What is expected
Return exactly, and only, the lines from the one holding "Generate a Python" through the one holding "y_ticks = [0, 10, 20, 30, 40, 50]", both included; the pictures stay out.
** start of Record list **
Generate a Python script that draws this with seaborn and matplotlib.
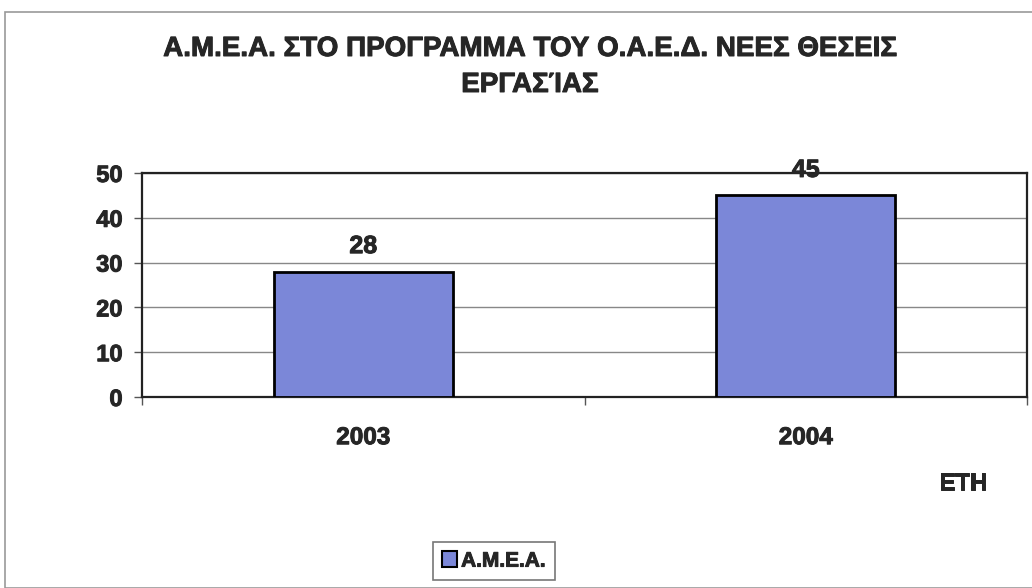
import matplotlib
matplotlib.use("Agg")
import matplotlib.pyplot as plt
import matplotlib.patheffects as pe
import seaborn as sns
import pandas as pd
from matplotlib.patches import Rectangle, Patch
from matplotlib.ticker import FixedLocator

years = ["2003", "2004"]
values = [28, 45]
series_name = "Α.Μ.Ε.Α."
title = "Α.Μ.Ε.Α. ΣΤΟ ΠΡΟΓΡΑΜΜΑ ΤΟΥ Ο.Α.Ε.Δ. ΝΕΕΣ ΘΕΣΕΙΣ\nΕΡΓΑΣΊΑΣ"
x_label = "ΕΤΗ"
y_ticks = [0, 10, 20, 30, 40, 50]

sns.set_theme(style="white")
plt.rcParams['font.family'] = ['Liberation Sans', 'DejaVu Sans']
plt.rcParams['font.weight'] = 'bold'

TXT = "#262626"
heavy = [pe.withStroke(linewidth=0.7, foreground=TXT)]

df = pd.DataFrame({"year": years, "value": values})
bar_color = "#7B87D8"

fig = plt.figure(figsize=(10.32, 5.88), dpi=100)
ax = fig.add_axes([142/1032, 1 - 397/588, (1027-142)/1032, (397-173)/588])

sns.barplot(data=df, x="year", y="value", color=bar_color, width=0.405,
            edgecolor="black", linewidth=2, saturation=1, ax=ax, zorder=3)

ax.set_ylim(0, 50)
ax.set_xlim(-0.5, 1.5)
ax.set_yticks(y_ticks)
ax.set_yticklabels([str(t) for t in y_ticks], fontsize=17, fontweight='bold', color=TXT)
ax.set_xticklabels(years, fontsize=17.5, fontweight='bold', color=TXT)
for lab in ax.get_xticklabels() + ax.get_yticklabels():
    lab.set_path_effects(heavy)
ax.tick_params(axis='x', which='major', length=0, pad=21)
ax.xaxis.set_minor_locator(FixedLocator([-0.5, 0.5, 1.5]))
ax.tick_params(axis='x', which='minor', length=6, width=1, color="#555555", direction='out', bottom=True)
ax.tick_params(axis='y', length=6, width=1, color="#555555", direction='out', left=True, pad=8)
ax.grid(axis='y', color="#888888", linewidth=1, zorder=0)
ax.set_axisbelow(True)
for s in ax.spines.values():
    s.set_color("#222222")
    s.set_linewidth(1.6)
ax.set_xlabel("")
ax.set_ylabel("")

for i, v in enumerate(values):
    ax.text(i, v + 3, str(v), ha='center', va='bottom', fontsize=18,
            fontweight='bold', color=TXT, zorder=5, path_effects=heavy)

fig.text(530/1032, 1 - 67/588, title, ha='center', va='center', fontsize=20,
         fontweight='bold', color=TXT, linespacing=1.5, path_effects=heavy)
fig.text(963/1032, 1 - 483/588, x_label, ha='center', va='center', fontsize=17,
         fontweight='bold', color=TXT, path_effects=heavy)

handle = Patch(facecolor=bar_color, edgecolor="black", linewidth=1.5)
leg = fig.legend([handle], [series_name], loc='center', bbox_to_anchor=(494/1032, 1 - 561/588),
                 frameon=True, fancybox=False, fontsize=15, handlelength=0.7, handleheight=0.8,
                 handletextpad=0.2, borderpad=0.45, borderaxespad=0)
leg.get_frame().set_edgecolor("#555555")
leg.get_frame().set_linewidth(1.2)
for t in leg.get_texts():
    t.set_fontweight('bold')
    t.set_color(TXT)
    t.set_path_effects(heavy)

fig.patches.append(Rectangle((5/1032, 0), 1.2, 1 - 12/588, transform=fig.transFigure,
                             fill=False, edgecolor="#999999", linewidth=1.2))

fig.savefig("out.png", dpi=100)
** end of Record list **
** start of Record list **
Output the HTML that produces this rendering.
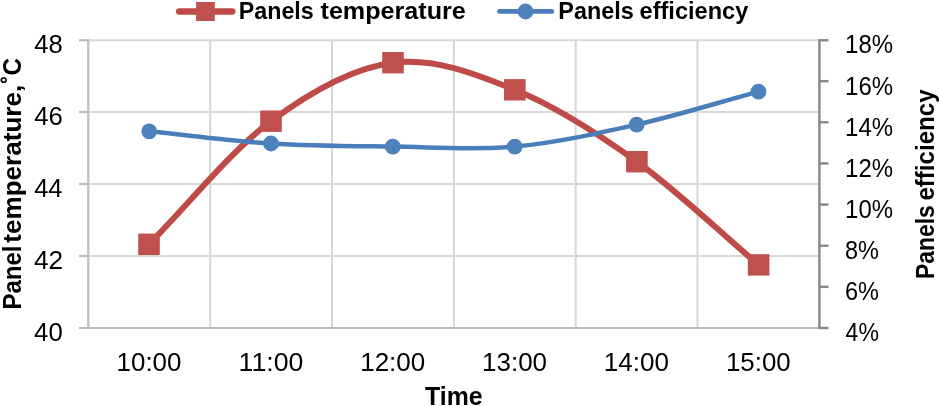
** end of Record list **
** start of Record list **
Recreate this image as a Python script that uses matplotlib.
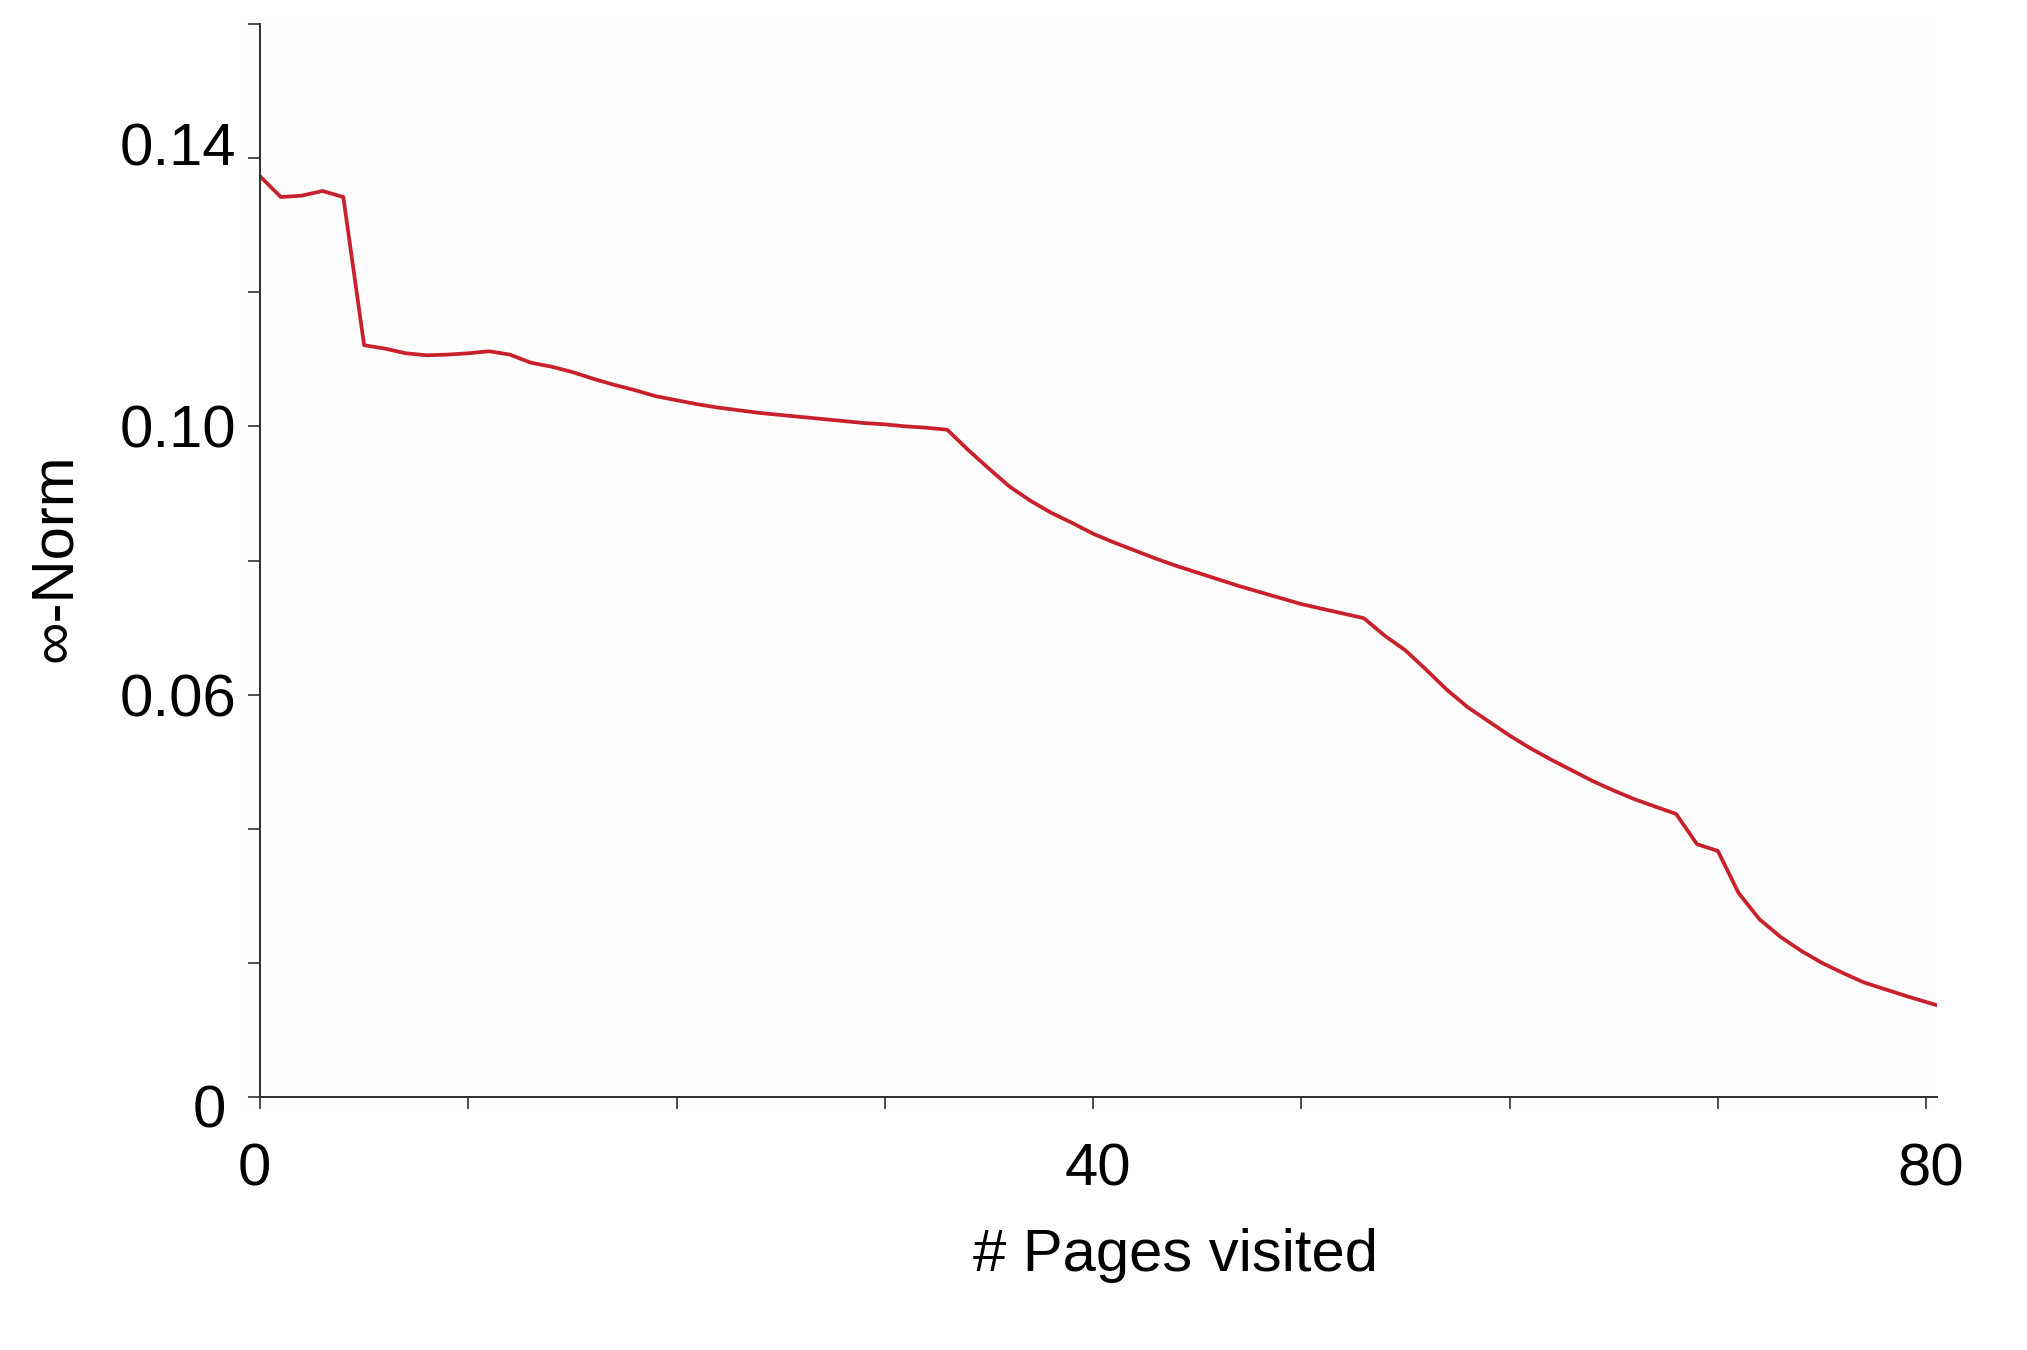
** end of Record list **
Result
Generate a Python script that draws this with seaborn and matplotlib.
import matplotlib
matplotlib.use("Agg")
import matplotlib.pyplot as plt
import matplotlib.patheffects as pe
import seaborn as sns
import pandas as pd
from matplotlib.patches import Rectangle, Patch
from matplotlib.ticker import FixedLocator

years = ["2003", "2004"]
values = [28, 45]
series_name = "Α.Μ.Ε.Α."
title = "Α.Μ.Ε.Α. ΣΤΟ ΠΡΟΓΡΑΜΜΑ ΤΟΥ Ο.Α.Ε.Δ. ΝΕΕΣ ΘΕΣΕΙΣ\nΕΡΓΑΣΊΑΣ"
x_label = "ΕΤΗ"
y_ticks = [0, 10, 20, 30, 40, 50]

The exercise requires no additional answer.